Directions for this task.
Of the lines listed below, return exactly those that run from the line containing "Write a LaTeX" through the line containing "(frame) -- (aggr);", both included.

Stored items from a collection.
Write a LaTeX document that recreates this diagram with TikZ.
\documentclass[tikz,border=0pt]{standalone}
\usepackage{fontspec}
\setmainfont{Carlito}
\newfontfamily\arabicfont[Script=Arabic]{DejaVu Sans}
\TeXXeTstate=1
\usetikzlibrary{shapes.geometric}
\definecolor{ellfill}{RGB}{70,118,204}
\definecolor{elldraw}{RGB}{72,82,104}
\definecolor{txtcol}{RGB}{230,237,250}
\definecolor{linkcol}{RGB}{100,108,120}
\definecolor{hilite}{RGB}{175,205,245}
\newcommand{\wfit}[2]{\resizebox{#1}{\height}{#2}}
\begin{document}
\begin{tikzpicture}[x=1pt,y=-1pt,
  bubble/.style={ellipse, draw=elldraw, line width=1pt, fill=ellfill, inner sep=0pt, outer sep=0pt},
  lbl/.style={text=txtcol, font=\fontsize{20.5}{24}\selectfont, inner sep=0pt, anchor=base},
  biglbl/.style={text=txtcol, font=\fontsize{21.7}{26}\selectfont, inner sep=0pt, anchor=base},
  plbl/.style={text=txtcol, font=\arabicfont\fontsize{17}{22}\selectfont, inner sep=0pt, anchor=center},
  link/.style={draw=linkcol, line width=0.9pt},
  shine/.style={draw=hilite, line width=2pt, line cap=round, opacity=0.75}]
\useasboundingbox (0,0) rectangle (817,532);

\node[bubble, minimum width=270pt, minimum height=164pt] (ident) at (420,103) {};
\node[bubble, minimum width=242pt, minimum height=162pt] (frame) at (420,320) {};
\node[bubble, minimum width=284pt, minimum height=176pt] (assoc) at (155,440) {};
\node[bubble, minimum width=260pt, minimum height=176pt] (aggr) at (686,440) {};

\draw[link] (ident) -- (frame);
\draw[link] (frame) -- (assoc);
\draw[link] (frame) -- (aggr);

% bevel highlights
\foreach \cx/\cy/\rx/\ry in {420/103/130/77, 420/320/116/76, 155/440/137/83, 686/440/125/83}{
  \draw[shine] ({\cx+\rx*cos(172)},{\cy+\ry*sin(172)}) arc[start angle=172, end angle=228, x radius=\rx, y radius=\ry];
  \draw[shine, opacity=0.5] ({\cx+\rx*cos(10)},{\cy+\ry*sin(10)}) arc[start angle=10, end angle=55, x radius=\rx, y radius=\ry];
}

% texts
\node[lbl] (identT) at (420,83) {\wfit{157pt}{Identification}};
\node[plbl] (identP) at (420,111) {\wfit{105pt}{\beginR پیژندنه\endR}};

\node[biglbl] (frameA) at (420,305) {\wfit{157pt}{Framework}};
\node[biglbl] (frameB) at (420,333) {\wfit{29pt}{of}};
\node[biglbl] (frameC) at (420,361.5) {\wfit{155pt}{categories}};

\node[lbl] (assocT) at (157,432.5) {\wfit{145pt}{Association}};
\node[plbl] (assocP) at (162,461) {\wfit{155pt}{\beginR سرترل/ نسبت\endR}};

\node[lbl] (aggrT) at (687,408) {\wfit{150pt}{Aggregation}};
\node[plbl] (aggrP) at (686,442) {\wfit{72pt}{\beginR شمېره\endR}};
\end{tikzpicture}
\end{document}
---
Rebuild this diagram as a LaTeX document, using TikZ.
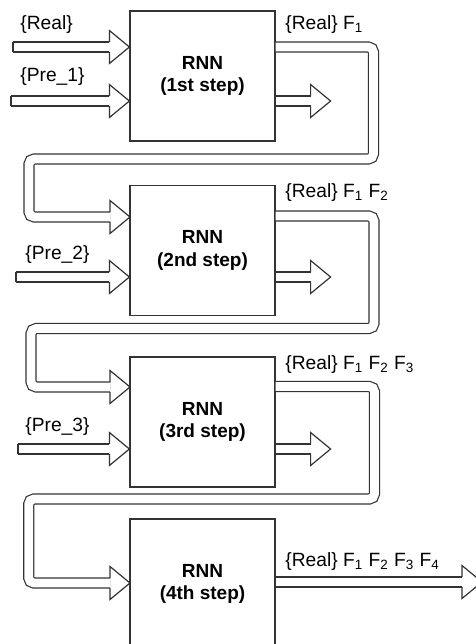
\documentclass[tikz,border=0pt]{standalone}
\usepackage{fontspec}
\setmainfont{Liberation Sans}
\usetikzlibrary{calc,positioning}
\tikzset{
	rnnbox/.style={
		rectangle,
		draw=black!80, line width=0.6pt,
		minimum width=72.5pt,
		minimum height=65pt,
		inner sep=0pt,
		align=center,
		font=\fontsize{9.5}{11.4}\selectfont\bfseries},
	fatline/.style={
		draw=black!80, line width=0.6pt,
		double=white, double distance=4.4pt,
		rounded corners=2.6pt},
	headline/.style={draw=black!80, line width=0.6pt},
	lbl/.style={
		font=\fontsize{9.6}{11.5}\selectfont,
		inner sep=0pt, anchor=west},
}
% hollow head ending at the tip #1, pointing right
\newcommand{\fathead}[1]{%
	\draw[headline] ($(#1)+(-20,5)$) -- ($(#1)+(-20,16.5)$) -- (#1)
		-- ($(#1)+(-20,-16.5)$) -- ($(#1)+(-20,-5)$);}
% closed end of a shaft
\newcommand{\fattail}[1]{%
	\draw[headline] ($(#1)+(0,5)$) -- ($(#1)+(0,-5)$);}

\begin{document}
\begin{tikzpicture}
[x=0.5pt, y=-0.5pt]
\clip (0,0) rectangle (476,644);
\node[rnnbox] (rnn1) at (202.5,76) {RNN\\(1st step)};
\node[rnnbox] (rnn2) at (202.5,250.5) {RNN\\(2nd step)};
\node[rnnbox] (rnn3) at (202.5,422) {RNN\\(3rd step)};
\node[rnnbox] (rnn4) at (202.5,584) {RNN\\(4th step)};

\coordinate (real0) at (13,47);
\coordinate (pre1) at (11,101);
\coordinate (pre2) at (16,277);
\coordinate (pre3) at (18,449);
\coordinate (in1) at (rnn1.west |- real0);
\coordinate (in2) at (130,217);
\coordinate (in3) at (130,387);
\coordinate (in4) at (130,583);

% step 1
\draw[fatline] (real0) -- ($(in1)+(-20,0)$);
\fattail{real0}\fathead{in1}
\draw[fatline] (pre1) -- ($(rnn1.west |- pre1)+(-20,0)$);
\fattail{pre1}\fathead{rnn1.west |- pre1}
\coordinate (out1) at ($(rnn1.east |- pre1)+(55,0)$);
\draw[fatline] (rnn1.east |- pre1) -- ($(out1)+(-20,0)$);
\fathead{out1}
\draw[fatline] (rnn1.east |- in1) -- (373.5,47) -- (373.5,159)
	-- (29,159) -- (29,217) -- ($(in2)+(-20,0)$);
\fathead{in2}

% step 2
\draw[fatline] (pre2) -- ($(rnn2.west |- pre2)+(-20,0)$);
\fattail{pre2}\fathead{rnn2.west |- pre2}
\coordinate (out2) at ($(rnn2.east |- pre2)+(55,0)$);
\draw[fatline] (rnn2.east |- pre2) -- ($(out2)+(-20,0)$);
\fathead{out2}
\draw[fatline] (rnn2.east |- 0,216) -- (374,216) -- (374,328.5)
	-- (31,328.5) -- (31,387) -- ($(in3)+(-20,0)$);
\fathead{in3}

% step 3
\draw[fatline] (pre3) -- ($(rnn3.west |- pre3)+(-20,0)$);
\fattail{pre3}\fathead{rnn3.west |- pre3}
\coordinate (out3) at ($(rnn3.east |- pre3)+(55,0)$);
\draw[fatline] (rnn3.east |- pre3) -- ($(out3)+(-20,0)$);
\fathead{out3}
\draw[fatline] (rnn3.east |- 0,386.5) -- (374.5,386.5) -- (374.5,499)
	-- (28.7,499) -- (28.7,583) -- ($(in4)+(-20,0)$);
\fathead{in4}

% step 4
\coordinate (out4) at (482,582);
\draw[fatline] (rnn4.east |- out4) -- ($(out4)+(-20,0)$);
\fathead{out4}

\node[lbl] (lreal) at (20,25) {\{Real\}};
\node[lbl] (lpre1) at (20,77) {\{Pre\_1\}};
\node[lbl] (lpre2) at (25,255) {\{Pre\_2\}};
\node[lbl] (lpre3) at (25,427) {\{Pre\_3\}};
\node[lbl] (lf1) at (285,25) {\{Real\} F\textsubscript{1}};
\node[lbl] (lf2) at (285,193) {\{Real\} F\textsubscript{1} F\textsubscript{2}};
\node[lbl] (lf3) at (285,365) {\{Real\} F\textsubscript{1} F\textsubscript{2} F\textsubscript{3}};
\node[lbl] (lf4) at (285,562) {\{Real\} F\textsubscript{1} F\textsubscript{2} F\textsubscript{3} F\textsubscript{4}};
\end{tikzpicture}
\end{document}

Answer to this problem.
Write a LaTeX document that recreates this diagram with TikZ.
\documentclass[tikz,border=0pt]{standalone}
\usepackage{fontspec}
\setmainfont{Carlito}
\newfontfamily\arabicfont[Script=Arabic]{DejaVu Sans}
\TeXXeTstate=1
\usetikzlibrary{shapes.geometric}
\definecolor{ellfill}{RGB}{70,118,204}
\definecolor{elldraw}{RGB}{72,82,104}
\definecolor{txtcol}{RGB}{230,237,250}
\definecolor{linkcol}{RGB}{100,108,120}
\definecolor{hilite}{RGB}{175,205,245}
\newcommand{\wfit}[2]{\resizebox{#1}{\height}{#2}}
\begin{document}
\begin{tikzpicture}[x=1pt,y=-1pt,
  bubble/.style={ellipse, draw=elldraw, line width=1pt, fill=ellfill, inner sep=0pt, outer sep=0pt},
  lbl/.style={text=txtcol, font=\fontsize{20.5}{24}\selectfont, inner sep=0pt, anchor=base},
  biglbl/.style={text=txtcol, font=\fontsize{21.7}{26}\selectfont, inner sep=0pt, anchor=base},
  plbl/.style={text=txtcol, font=\arabicfont\fontsize{17}{22}\selectfont, inner sep=0pt, anchor=center},
  link/.style={draw=linkcol, line width=0.9pt},
  shine/.style={draw=hilite, line width=2pt, line cap=round, opacity=0.75}]
\useasboundingbox (0,0) rectangle (817,532);

\node[bubble, minimum width=270pt, minimum height=164pt] (ident) at (420,103) {};
\node[bubble, minimum width=242pt, minimum height=162pt] (frame) at (420,320) {};
\node[bubble, minimum width=284pt, minimum height=176pt] (assoc) at (155,440) {};
\node[bubble, minimum width=260pt, minimum height=176pt] (aggr) at (686,440) {};

\draw[link] (ident) -- (frame);
\draw[link] (frame) -- (assoc);
\draw[link] (frame) -- (aggr);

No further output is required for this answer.